As an additinal note: comparing two integers by subtracting one from another at C language level is a flawed technique, since it is generally prone to overflow. The beauty of the above methods is that they can immedately be used for "subtractionless" comparisons, like

int c = 2 * (x > y) + (x < y);
AndreyT
+1 for the array example.
Richard Corden
I like the sheer conciseness and readability of what you've done here. The only flaw I see is that not all languages or environments will return consistent values (or numeric values) from a comparison (i.e. you can't use this in Java).
jprete
Funny. It was my first answer, and I discarded it on the bitwise argument.
Tordek
Yes, I saw that you submitted the same thing before me. I upvoted your answer and the one from Tom right away. Now I'm trying to downvote mine, but it doesn't let me :)
AndreyT
Depending on the instruction set, this isn't necessarily branchless.
peterchen
Yes, that's what I meant when I said that it is branchless *at the language level*.
AndreyT
If you are going for performance, that multiplication by 2 could be written with bit shifts, if x and y are integers
Tom
Any compiler worth anyone's time will do that for you.
GMan
@Gman: So true, so true.
Tom
@Tom: Multiplication by 2 and shift 1 bit left are operations that have exactly the same semantical meaning in C/C++. For this reason, they produce identical machine code.
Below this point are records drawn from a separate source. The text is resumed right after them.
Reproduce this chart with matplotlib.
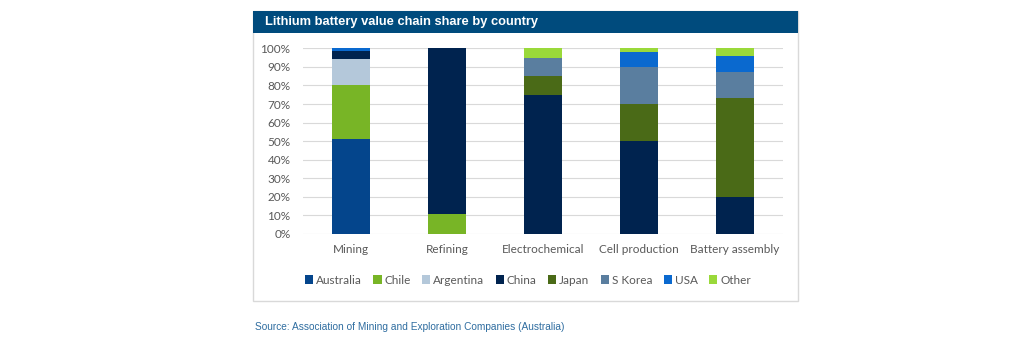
import matplotlib
matplotlib.use("Agg")
import matplotlib.pyplot as plt
from matplotlib.patches import Rectangle, Patch
import numpy as np

categories = ["Mining", "Refining", "Electrochemical", "Cell production", "Battery assembly"]
countries = ["Australia", "Chile", "Argentina", "China", "Japan", "S Korea", "USA", "Other"]
australia = [51, 0, 0, 0, 0]
chile = [29, 11, 0, 0, 0]
argentina = [14, 0, 0, 0, 0]
china = [4.5, 89, 75, 50, 20]
japan = [0, 0, 10, 20, 53]
s_korea = [0, 0, 10, 20, 14]
usa = [1.5, 0, 0, 8, 9]
other = [0, 0, 5, 2, 4]
yticks = [0, 10, 20, 30, 40, 50, 60, 70, 80, 90, 100]

series = [australia, chile, argentina, china, japan, s_korea, usa, other]
colors = ["#04458C", "#78B526", "#B4C8DA", "#00234F", "#4A6A17", "#5A7E9F", "#0A69CF", "#9AD93A"]

W, H = 1024, 347
fig = plt.figure(figsize=(W / 100, H / 100), dpi=100)

def fx(px):
    return px / W

def fy(py):
    return 1 - py / H

# outer box
fig.patches.append(Rectangle((fx(253), fy(301)), fx(798) - fx(253), fy(11) - fy(301),
                             transform=fig.transFigure, facecolor="white",
                             edgecolor="#D9D9D9", linewidth=1.0, zorder=-10))
# title bar
fig.patches.append(Rectangle((fx(253), fy(33)), fx(798) - fx(253), fy(11) - fy(33),
                             transform=fig.transFigure, facecolor="#004B7D",
                             edgecolor="none", zorder=-9))
fig.text(fx(265), fy(22), "Lithium battery value chain share by country",
         color="white", fontsize=9.3, fontweight="bold", family="Liberation Sans",
         va="center", ha="left")

ax = fig.add_axes([fx(303), fy(234), fx(783) - fx(303), fy(48.3) - fy(234)])
ax.set_zorder(5)
ax.patch.set_alpha(0)
x = np.arange(len(categories))
bottom = np.zeros(len(categories))
for name, vals, c in zip(countries, series, colors):
    v = np.array(vals, dtype=float)
    ax.bar(x, v, bottom=bottom, width=0.4, color=c, label=name, zorder=3, linewidth=0)
    bottom += v

ax.set_xlim(-0.5, len(categories) - 0.5)
ax.set_ylim(0, 100)
ax.set_yticks(yticks)
ax.set_yticklabels([f"{t}%" for t in yticks])
ax.set_xticks(x)
ax.set_xticklabels(categories)
ax.yaxis.grid(True, color="#D9D9D9", linewidth=0.8, zorder=0)
ax.set_axisbelow(True)
for s in ax.spines.values():
    s.set_visible(False)
ax.tick_params(axis="both", length=0, labelsize=8.5, labelcolor="#595959")
ax.tick_params(axis="x", pad=7)
ax.tick_params(axis="y", pad=9)
for lbl in ax.get_xticklabels() + ax.get_yticklabels():
    lbl.set_family("Lato")

handles = [Patch(facecolor=c, edgecolor="none", label=n) for n, c in zip(countries, colors)]
leg = fig.legend(handles=handles, loc="center", bbox_to_anchor=(fx(528), fy(280)),
                 ncol=8, frameon=False, handlelength=0.7, handleheight=0.7,
                 handletextpad=0.25, columnspacing=0.95,
                 prop={"family": "Lato", "size": 8.5})
for t in leg.get_texts():
    t.set_color("#595959")

fig.text(fx(255), fy(327), "Source: Association of Mining and Exploration Companies (Australia)",
         color="#2F6DA0", fontsize=7.3, family="Liberation Sans", va="center", ha="left")

fig.savefig("out.png", dpi=100)
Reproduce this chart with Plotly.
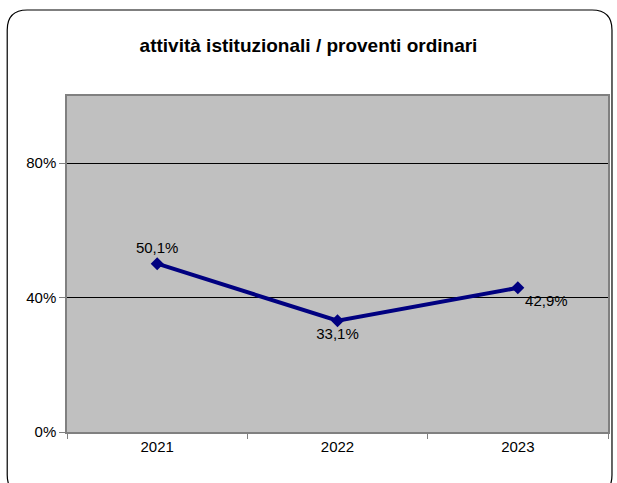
import plotly.graph_objects as go

# dati
anni = ["2021", "2022", "2023"]
rapporto = [0.501, 0.331, 0.429]
pos_etichette = ["top center", "bottom center", "bottom right"]

W, H = 617, 483
ml, mr, mt, mb = 67, 7, 96, 51
pw, ph = W - ml - mr, H - mt - mb


def px_x(x):
    return (x - ml) / pw


def px_y(y):
    return (H - mb - y) / ph


fig = go.Figure()
fig.add_trace(go.Scatter(
    x=anni, y=rapporto,
    mode="lines+markers+text",
    line=dict(color="#000080", width=4),
    marker=dict(symbol="diamond", size=10, color="#000080"),
    texttemplate="%{y:.1%}",
    textposition=pos_etichette,
    textfont=dict(family="Liberation Sans, Arial", size=15, color="black"),
    cliponaxis=False,
    showlegend=False,
))

# cornice arrotondata
x0, x1 = px_x(7), px_x(614)
y0, y1 = px_y(495), px_y(10)
rx, ry = 20 / pw, 20 / ph
path = (f"M {x0+rx},{y1} L {x1-rx},{y1} Q {x1},{y1} {x1},{y1-ry} "
        f"L {x1},{y0+ry} Q {x1},{y0} {x1-rx},{y0} L {x0+rx},{y0} "
        f"Q {x0},{y0} {x0},{y0+ry} L {x0},{y1-ry} Q {x0},{y1} {x0+rx},{y1} Z")
fig.add_shape(type="path", path=path, xref="paper", yref="paper",
              line=dict(color="black", width=1.2), layer="below")

fig.update_layout(
    width=W, height=H,
    margin=dict(l=ml, r=mr, t=mt, b=mb),
    paper_bgcolor="white",
    plot_bgcolor="#C0C0C0",
    separators=",.",
    font=dict(family="Liberation Sans, Arial", size=15, color="black"),
    title=dict(text="<b>attività istituzionali / proventi ordinari</b>",
               x=0.5, xanchor="center", y=1 - 45 / H, yanchor="middle",
               font=dict(size=19)),
)
fig.update_xaxes(
    type="category", range=[-0.5, 2.5], tickson="boundaries",
    ticks="outside", ticklen=5, tickcolor="#808080",
    showgrid=False, showline=True, linecolor="#808080",
    linewidth=1.5, mirror=True, zeroline=False,
)
fig.update_yaxes(
    range=[0, 1], tickvals=[0, 0.4, 0.8], tickformat=".0%",
    ticks="outside", ticklen=6, tickcolor="#808080",
    showgrid=True, gridcolor="black", gridwidth=1,
    showline=True, linecolor="#808080", linewidth=1.5, mirror=True,
    zeroline=False,
)

fig.write_html("out.html", config={"displayModeBar": False},
               post_script="document.body.style.margin='0';")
There's absolutely no point to replace one with another. It will absolutely have no effect on performance. The choice must be made from pure readability considerations. In this case I wanted to multiply something by 2, not shift anything anywhere, so that's exactly how I spelled it out in the code: with multiplication operator and with a `2`.
AndreyT
@AudreyT: Even though it's "branchless" at the language level, anytime you use comparison operators, you are potentially introducing branches at the machine compilation level.
Adisak
@Adisak: Yes, I understand that perfectly well, which is, obviously, the reason I included the "language level" remark in my original reply. So?
AndreyT
AudreyT: "So?" Well, the reason it's important is the Branchless code is almost always harder to read than Branching code... even in the simple case you present with `int c = 2 * (x > y) + (x < y);` It's mainly used as part of an advanced programmers toolkit as a micro-optimization in heavily used critical routines or inner loops. Since your "Branchless at the language level" example emits two branches at the machine code level, it's no longer a valid optimization. Your example will run slower than a naive easy-to-read branching version.
Adisak
Firstly, it doesn't necessarily emit branches. It only *might* emit branches, and with a more-or-less decent compiler there will only be one branch, not two. Or it might not emit any branches at all. I consider the latter as much more likely, BTW. Secondly, I don't see why it should run "slower" instead of running with the same speed as the explictly branched version.
AndreyT
Thirdly, code like `cmp = (x > y) - (x < y)` is a well-known and extremely widespread comparison idiom. For even a moderately experienced programmer this version is significantly more readable than the explicitly branched version, since it is much more compact.
AndreyT
A: 
int Compare(int x, int y)
{
    int diff = x - y;

    int absdiff = 0x7fffffff & diff; // diff with sign bit 0
    int absdiff_not_zero = (int) (0 != udiff);

    return
        (absdiff_not_zero << 1)      // 2 iff abs(diff) > 0
        -
        ((0x80000000 & diff) >> 31); // 1 iff diff < 0
}
Alex
This will not work correctly in cases where the computation of `diff = x-y` overflows. Also, some compilers will convert the `!=` you use to compute `absdiff_not_zero` to a branch.
Adisak
Ah. Quite right on the overflow.
Alex
+1  A: 

Good god, this has haunted me.

Whatever, I think I squeezed out a last drop of performance:

int compare(int a, int b) {
    return (a != b) << (a > b);
}

Although, compiling with -O3 in GCC will give (bear with me I'm doing it from memory)

xorl  %eax, %eax
cmpl  %esi, %edi
setne %al
cmpl  %esi, %edi
setgt %dl
sall  %dl, %eax
ret

But the second comparison seems (according to a tiny bit of testing; I suck at ASM) to be redundant, leaving the small and beautiful

xorl  %eax, %eax
cmpl  %esi, %edi
setne %al
setgt %dl
sall  %dl, %eax
ret

(Sall may totally not be an ASM instruction, but I don't remember exactly)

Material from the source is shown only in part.